Not everyone on the U.S. side agrees with the CAHP’s position. An American-based president of an organization that has operations in the United States and China contends the facts brought to the ITC’s attention are not accurate.
“There really are no more subsidies. There used to be, and no one denies that,” said the executive who wished to remain anonymous. “This is simply an opportunity to take advantage of the current economic situation. You couldn’t ask for a better time to blame everything on China.”
Those opposed to countervailing and anti-dumping duties contend the following:
1. U.S. manufacturers have been slow to adopt technologies such as click-lock systems, which target the growing DIY segment — a market that U.S. makers have failed to recognize, the opponents claim. While the overall housing market has been deeply depressed, the remodeling and replacement segments have performed better, with DIY the catalyst.
2. Imports have helped to diversify and provide otherwise unavailable product mix for the consumer.

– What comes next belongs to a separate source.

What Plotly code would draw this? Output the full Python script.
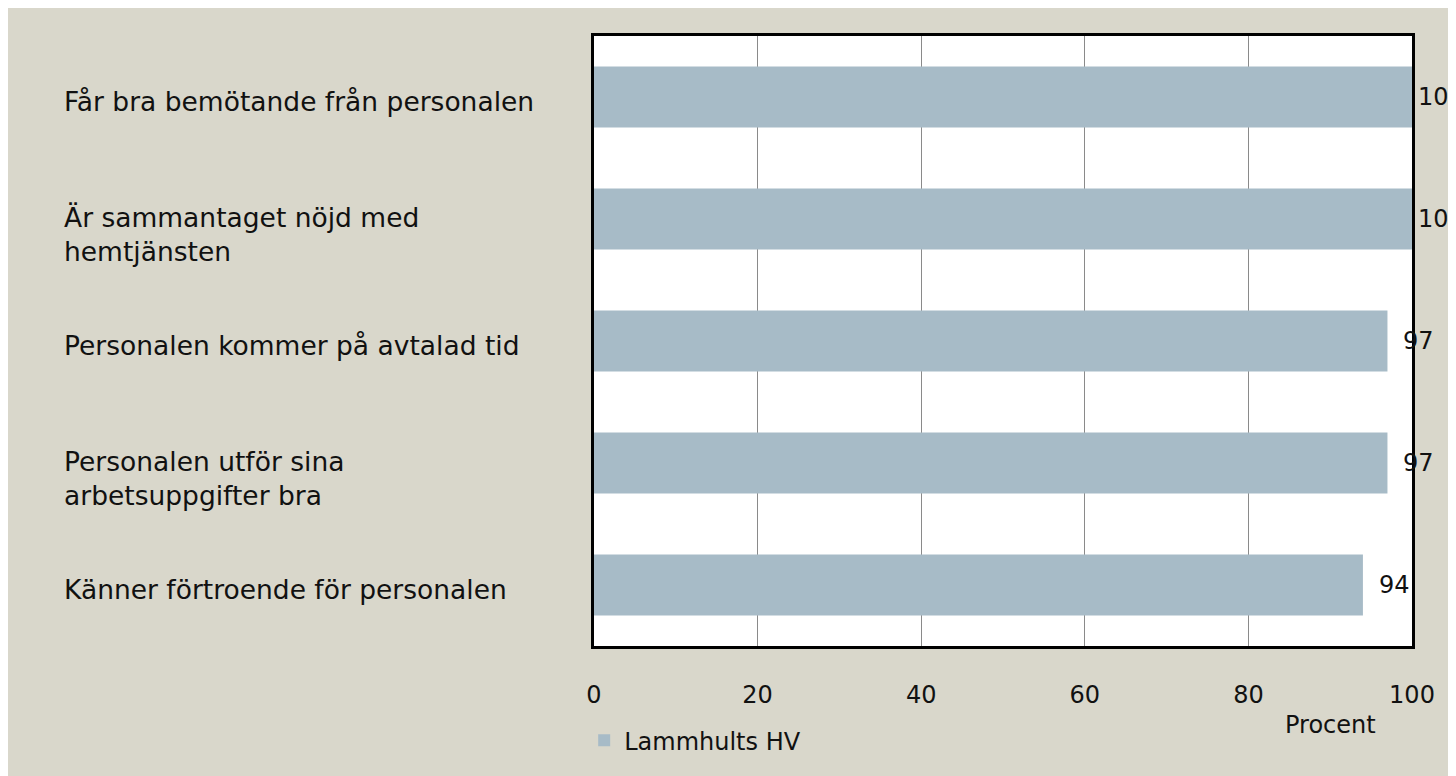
import plotly.graph_objects as go

categories = [
    "Får bra bemötande från personalen",
    "Är sammantaget nöjd med<br>hemtjänsten",
    "Personalen kommer på avtalad tid",
    "Personalen utför sina<br>arbetsuppgifter bra",
    "Känner förtroende för personalen",
]
values = [100, 100, 97, 97, 94]
series_name = "Lammhults HV"
x_ticks = [0, 20, 40, 60, 80, 100]
x_title = "Procent"

FONT = "DejaVu Sans"
FS_CAT = 26.5
FS = 24
BG = "#D9D7CB"
BAR = "#A7BBC7"
TXT = "#111111"

fig = go.Figure()
fig.add_trace(go.Bar(
    y=list(range(len(categories))), x=values, orientation="h",
    marker=dict(color=BAR, line=dict(width=0)),
    name=series_name, showlegend=True,
))

ann = []
for i, (c, v) in enumerate(zip(categories, values)):
    nlines = c.count("<br>") + 1
    ann.append(dict(x=0, xref="paper", y=i, yref="y", text=c, showarrow=False,
                    xanchor="left", yanchor="top", align="left", xshift=-532,
                    yshift=13 + 6 * (nlines - 1),
                    font=dict(family=FONT, size=FS_CAT, color=TXT)))
    ann.append(dict(x=v, xref="x", y=i, yref="y", text=str(v), showarrow=False,
                    xanchor="left", yanchor="middle", xshift=4 if v >= 100 else 14,
                    font=dict(family=FONT, size=FS, color=TXT)))
ann.append(dict(x=0.9, xref="paper", y=-0.13, yref="paper", text=x_title, showarrow=False,
                xanchor="center", yanchor="middle", font=dict(family=FONT, size=FS, color=TXT)))

fig.update_layout(
    width=1448, height=768,
    margin=dict(l=586, r=44, t=28, b=130, pad=0),
    paper_bgcolor=BG, plot_bgcolor="white",
    bargap=0.5,
    font=dict(family=FONT, size=FS, color=TXT),
    xaxis=dict(range=[0, 100], tickvals=x_ticks, showgrid=True, gridcolor="#8a8a8a", gridwidth=1,
               showline=True, linecolor="black", linewidth=3, mirror=True, zeroline=False,
               ticks="outside", ticklen=25, tickcolor="rgba(0,0,0,0)",
               tickfont=dict(family=FONT, size=FS, color=TXT)),
    yaxis=dict(range=[4.5, -0.5], showticklabels=False, showgrid=False, zeroline=False,
               showline=True, linecolor="black", linewidth=3, mirror=True),
    legend=dict(orientation="h", x=-0.012, xanchor="left", y=-0.155, yanchor="middle",
                bgcolor="rgba(0,0,0,0)", font=dict(family=FONT, size=FS, color=TXT)),
    annotations=ann,
)

fig.write_html("out.html")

3. Unfinished flooring materials should not play a role in the injury analysis since the products need further manufacturing and finishing in the United States before they are sold, opponents say. They also contend that the petitioners do not represent the majority opinion of domestic multilayered wood flooring manufacturers.
Dennis Mohn, president of U.S. supplier Gentry Hardwood Floors, said China imports increased more because everyone was cutting costs in the chain. “The buyers set the price, not the sellers,” he said. “Everyone wants to sell better goods at higher margins, but 10% of something is better than 40% of nothing.”
Today’s problem, he contends, “was not caused by China. They just filled the requests of the buyers.”
Mohn added that the subsidies from the Chinese government “are no different than what U.S. manufacturers get in tax breaks from the government. The currency control by the Chinese government is beyond the control of the flooring industry, but it makes for good add-on.”
Mohn said the buyers from several of the petition-filing companies have contributed to this pricing issue. “How many buyers do you know of that don’t push for the lowest purchase price possible?” he asked. “Coupled with, ‘I’m a big buyer of many containers, so I deserve the lowest pricing.’ ”
And if China is hit with duties, Indonesia lies lurking in the wings. “The issue might change location, but it won’t go away,” said one distributor.